> [Provided entries]
** START **
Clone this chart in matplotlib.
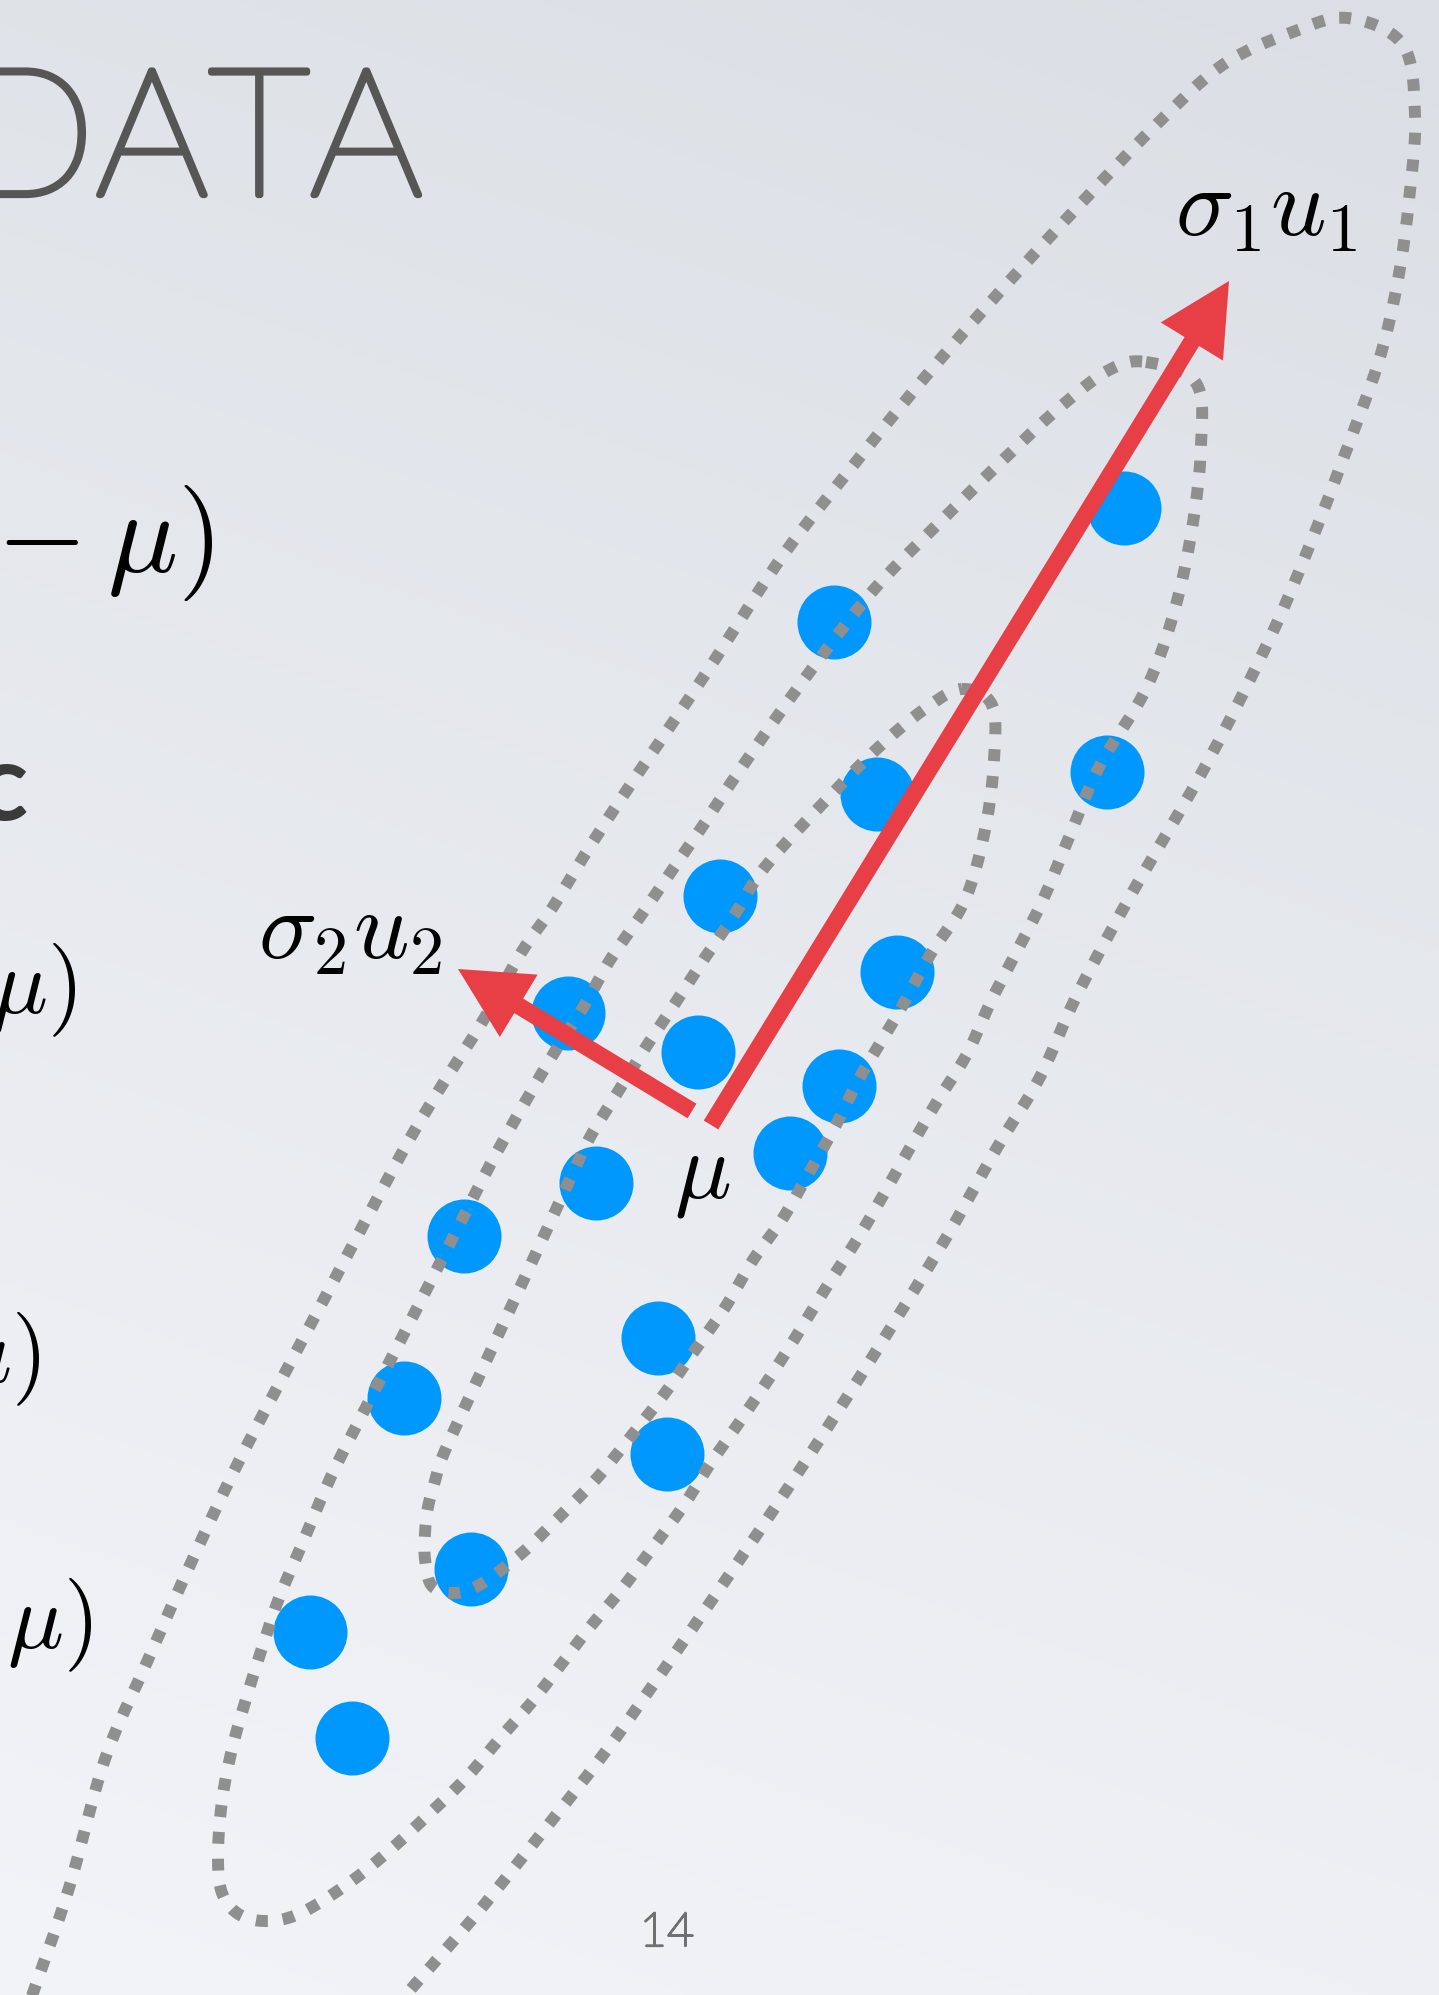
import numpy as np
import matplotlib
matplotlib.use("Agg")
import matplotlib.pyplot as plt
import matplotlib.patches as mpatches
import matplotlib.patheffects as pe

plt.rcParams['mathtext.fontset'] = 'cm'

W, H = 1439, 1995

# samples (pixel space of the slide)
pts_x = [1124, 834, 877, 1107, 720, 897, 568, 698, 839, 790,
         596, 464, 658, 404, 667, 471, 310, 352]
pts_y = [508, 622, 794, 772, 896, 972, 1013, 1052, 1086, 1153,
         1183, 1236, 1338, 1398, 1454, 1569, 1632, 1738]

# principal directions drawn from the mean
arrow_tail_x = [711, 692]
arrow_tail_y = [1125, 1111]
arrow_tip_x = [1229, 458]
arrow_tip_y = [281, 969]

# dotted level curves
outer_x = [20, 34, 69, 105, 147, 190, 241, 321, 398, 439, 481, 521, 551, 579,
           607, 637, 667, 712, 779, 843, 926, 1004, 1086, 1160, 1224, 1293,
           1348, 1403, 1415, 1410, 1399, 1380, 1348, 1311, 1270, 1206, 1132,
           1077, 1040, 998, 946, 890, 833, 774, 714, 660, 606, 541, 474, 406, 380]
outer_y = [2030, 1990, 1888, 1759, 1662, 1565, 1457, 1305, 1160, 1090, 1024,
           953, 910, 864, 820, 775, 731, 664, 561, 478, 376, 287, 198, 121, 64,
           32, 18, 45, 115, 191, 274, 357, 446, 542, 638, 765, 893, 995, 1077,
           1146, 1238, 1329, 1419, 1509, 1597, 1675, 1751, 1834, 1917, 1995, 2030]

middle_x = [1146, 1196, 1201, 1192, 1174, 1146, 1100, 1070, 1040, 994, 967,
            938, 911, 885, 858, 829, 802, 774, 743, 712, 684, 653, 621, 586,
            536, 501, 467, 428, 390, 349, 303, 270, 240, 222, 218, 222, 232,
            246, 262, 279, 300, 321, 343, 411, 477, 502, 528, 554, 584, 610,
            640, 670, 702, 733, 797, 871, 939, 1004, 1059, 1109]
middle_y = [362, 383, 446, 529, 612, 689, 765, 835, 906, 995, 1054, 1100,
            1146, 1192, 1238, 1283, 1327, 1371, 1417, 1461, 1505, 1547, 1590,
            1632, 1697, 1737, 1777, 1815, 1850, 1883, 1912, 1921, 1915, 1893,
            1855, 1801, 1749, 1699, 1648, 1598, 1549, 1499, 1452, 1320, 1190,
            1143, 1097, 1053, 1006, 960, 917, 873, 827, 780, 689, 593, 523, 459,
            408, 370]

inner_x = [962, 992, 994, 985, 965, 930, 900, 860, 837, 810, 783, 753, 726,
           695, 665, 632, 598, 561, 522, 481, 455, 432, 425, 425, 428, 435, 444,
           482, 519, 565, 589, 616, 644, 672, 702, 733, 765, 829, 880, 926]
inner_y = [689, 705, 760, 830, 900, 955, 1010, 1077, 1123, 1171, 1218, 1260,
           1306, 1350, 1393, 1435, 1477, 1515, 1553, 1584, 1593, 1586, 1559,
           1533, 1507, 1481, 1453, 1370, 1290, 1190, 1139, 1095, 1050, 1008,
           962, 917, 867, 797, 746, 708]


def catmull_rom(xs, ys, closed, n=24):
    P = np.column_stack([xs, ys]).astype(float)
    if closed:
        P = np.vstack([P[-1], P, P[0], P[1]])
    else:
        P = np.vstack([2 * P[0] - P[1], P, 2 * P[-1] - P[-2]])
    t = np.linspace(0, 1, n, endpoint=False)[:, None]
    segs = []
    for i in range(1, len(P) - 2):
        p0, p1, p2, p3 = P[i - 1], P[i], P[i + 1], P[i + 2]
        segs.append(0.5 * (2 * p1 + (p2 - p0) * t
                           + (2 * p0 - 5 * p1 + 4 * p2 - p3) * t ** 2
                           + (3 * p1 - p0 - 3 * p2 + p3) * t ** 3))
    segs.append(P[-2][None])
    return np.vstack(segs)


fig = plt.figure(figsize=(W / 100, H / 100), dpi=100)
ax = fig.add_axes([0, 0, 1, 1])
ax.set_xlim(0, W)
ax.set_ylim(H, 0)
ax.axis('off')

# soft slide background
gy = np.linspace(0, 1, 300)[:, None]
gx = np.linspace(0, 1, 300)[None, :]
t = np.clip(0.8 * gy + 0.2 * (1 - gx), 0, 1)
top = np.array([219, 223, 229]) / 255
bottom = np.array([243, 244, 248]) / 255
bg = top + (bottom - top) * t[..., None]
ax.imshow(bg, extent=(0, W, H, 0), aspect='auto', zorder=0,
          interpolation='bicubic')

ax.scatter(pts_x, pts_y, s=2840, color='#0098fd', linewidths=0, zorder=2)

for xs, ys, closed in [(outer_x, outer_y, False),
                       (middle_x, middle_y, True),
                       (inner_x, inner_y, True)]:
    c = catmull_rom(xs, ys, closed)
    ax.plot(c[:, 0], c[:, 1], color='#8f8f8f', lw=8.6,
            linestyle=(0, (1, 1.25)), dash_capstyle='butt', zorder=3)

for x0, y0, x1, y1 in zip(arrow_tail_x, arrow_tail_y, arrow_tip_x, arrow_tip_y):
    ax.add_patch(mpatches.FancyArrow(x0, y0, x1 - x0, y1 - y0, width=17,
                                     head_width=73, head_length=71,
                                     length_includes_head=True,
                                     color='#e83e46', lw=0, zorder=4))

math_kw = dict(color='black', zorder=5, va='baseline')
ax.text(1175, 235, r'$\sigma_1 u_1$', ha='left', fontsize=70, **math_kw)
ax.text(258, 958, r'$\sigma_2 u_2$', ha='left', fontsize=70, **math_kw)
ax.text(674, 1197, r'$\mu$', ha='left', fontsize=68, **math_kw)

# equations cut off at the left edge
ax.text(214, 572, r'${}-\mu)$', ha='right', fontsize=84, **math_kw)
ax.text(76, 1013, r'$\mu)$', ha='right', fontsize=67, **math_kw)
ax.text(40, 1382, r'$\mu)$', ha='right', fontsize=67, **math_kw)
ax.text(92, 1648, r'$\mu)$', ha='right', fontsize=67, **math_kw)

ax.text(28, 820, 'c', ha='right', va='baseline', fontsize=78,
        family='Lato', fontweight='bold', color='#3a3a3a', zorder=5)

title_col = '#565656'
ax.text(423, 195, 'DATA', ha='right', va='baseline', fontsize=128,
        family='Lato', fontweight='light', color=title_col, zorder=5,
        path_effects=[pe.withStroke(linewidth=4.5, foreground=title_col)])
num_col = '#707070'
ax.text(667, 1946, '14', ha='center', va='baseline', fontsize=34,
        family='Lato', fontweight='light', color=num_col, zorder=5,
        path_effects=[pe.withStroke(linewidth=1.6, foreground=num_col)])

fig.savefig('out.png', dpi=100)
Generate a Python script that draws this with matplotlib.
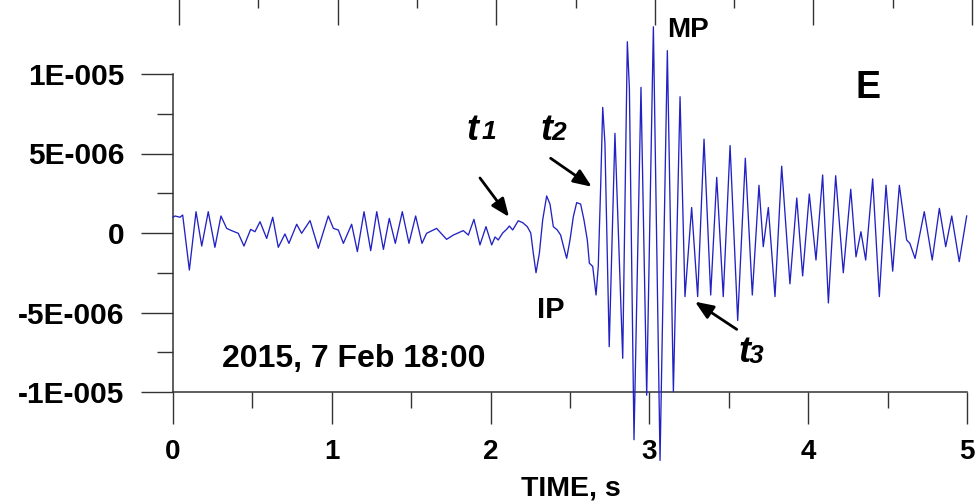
** END **
> [Task objective]
Quote the data exactly, leaving every image out of the copy.

> [Task output]
Clone this chart in matplotlib.
import numpy as np
import matplotlib
matplotlib.use("Agg")
import matplotlib.pyplot as plt
import matplotlib.patches as mpatches
import matplotlib.patheffects as pe

plt.rcParams['mathtext.fontset'] = 'cm'

W, H = 1439, 1995

# samples (pixel space of the slide)
pts_x = [1124, 834, 877, 1107, 720, 897, 568, 698, 839, 790,
         596, 464, 658, 404, 667, 471, 310, 352]
pts_y = [508, 622, 794, 772, 896, 972, 1013, 1052, 1086, 1153,
         1183, 1236, 1338, 1398, 1454, 1569, 1632, 1738]

# principal directions drawn from the mean
arrow_tail_x = [711, 692]
arrow_tail_y = [1125, 1111]
arrow_tip_x = [1229, 458]
arrow_tip_y = [281, 969]

# dotted level curves
outer_x = [20, 34, 69, 105, 147, 190, 241, 321, 398, 439, 481, 521, 551, 579,
           607, 637, 667, 712, 779, 843, 926, 1004, 1086, 1160, 1224, 1293,
           1348, 1403, 1415, 1410, 1399, 1380, 1348, 1311, 1270, 1206, 1132,
           1077, 1040, 998, 946, 890, 833, 774, 714, 660, 606, 541, 474, 406, 380]
outer_y = [2030, 1990, 1888, 1759, 1662, 1565, 1457, 1305, 1160, 1090, 1024,
           953, 910, 864, 820, 775, 731, 664, 561, 478, 376, 287, 198, 121, 64,
           32, 18, 45, 115, 191, 274, 357, 446, 542, 638, 765, 893, 995, 1077,
           1146, 1238, 1329, 1419, 1509, 1597, 1675, 1751, 1834, 1917, 1995, 2030]

middle_x = [1146, 1196, 1201, 1192, 1174, 1146, 1100, 1070, 1040, 994, 967,
            938, 911, 885, 858, 829, 802, 774, 743, 712, 684, 653, 621, 586,
            536, 501, 467, 428, 390, 349, 303, 270, 240, 222, 218, 222, 232,
            246, 262, 279, 300, 321, 343, 411, 477, 502, 528, 554, 584, 610,
            640, 670, 702, 733, 797, 871, 939, 1004, 1059, 1109]
middle_y = [362, 383, 446, 529, 612, 689, 765, 835, 906, 995, 1054, 1100,
            1146, 1192, 1238, 1283, 1327, 1371, 1417, 1461, 1505, 1547, 1590,
            1632, 1697, 1737, 1777, 1815, 1850, 1883, 1912, 1921, 1915, 1893,
            1855, 1801, 1749, 1699, 1648, 1598, 1549, 1499, 1452, 1320, 1190,
            1143, 1097, 1053, 1006, 960, 917, 873, 827, 780, 689, 593, 523, 459,
            408, 370]

inner_x = [962, 992, 994, 985, 965, 930, 900, 860, 837, 810, 783, 753, 726,
           695, 665, 632, 598, 561, 522, 481, 455, 432, 425, 425, 428, 435, 444,
           482, 519, 565, 589, 616, 644, 672, 702, 733, 765, 829, 880, 926]
inner_y = [689, 705, 760, 830, 900, 955, 1010, 1077, 1123, 1171, 1218, 1260,
           1306, 1350, 1393, 1435, 1477, 1515, 1553, 1584, 1593, 1586, 1559,
           1533, 1507, 1481, 1453, 1370, 1290, 1190, 1139, 1095, 1050, 1008,
           962, 917, 867, 797, 746, 708]


def catmull_rom(xs, ys, closed, n=24):
    P = np.column_stack([xs, ys]).astype(float)
    if closed:
        P = np.vstack([P[-1], P, P[0], P[1]])
    else:
        P = np.vstack([2 * P[0] - P[1], P, 2 * P[-1] - P[-2]])
    t = np.linspace(0, 1, n, endpoint=False)[:, None]
    segs = []
    for i in range(1, len(P) - 2):
        p0, p1, p2, p3 = P[i - 1], P[i], P[i + 1], P[i + 2]
        segs.append(0.5 * (2 * p1 + (p2 - p0) * t
                           + (2 * p0 - 5 * p1 + 4 * p2 - p3) * t ** 2
                           + (3 * p1 - p0 - 3 * p2 + p3) * t ** 3))
    segs.append(P[-2][None])
    return np.vstack(segs)


fig = plt.figure(figsize=(W / 100, H / 100), dpi=100)
ax = fig.add_axes([0, 0, 1, 1])
ax.set_xlim(0, W)
ax.set_ylim(H, 0)
ax.axis('off')

# soft slide background
gy = np.linspace(0, 1, 300)[:, None]
gx = np.linspace(0, 1, 300)[None, :]
t = np.clip(0.8 * gy + 0.2 * (1 - gx), 0, 1)
top = np.array([219, 223, 229]) / 255
bottom = np.array([243, 244, 248]) / 255
bg = top + (bottom - top) * t[..., None]
ax.imshow(bg, extent=(0, W, H, 0), aspect='auto', zorder=0,
          interpolation='bicubic')

ax.scatter(pts_x, pts_y, s=2840, color='#0098fd', linewidths=0, zorder=2)

for xs, ys, closed in [(outer_x, outer_y, False),
                       (middle_x, middle_y, True),
                       (inner_x, inner_y, True)]:
    c = catmull_rom(xs, ys, closed)
    ax.plot(c[:, 0], c[:, 1], color='#8f8f8f', lw=8.6,
            linestyle=(0, (1, 1.25)), dash_capstyle='butt', zorder=3)

for x0, y0, x1, y1 in zip(arrow_tail_x, arrow_tail_y, arrow_tip_x, arrow_tip_y):
    ax.add_patch(mpatches.FancyArrow(x0, y0, x1 - x0, y1 - y0, width=17,
                                     head_width=73, head_length=71,
                                     length_includes_head=True,
                                     color='#e83e46', lw=0, zorder=4))

math_kw = dict(color='black', zorder=5, va='baseline')
ax.text(1175, 235, r'$\sigma_1 u_1$', ha='left', fontsize=70, **math_kw)
ax.text(258, 958, r'$\sigma_2 u_2$', ha='left', fontsize=70, **math_kw)
ax.text(674, 1197, r'$\mu$', ha='left', fontsize=68, **math_kw)

# equations cut off at the left edge
ax.text(214, 572, r'${}-\mu)$', ha='right', fontsize=84, **math_kw)
ax.text(76, 1013, r'$\mu)$', ha='right', fontsize=67, **math_kw)
ax.text(40, 1382, r'$\mu)$', ha='right', fontsize=67, **math_kw)
ax.text(92, 1648, r'$\mu)$', ha='right', fontsize=67, **math_kw)

ax.text(28, 820, 'c', ha='right', va='baseline', fontsize=78,
        family='Lato', fontweight='bold', color='#3a3a3a', zorder=5)

title_col = '#565656'
ax.text(423, 195, 'DATA', ha='right', va='baseline', fontsize=128,
        family='Lato', fontweight='light', color=title_col, zorder=5,
        path_effects=[pe.withStroke(linewidth=4.5, foreground=title_col)])
num_col = '#707070'
ax.text(667, 1946, '14', ha='center', va='baseline', fontsize=34,
        family='Lato', fontweight='light', color=num_col, zorder=5,
        path_effects=[pe.withStroke(linewidth=1.6, foreground=num_col)])

fig.savefig('out.png', dpi=100)
Generate a Python script that draws this with matplotlib.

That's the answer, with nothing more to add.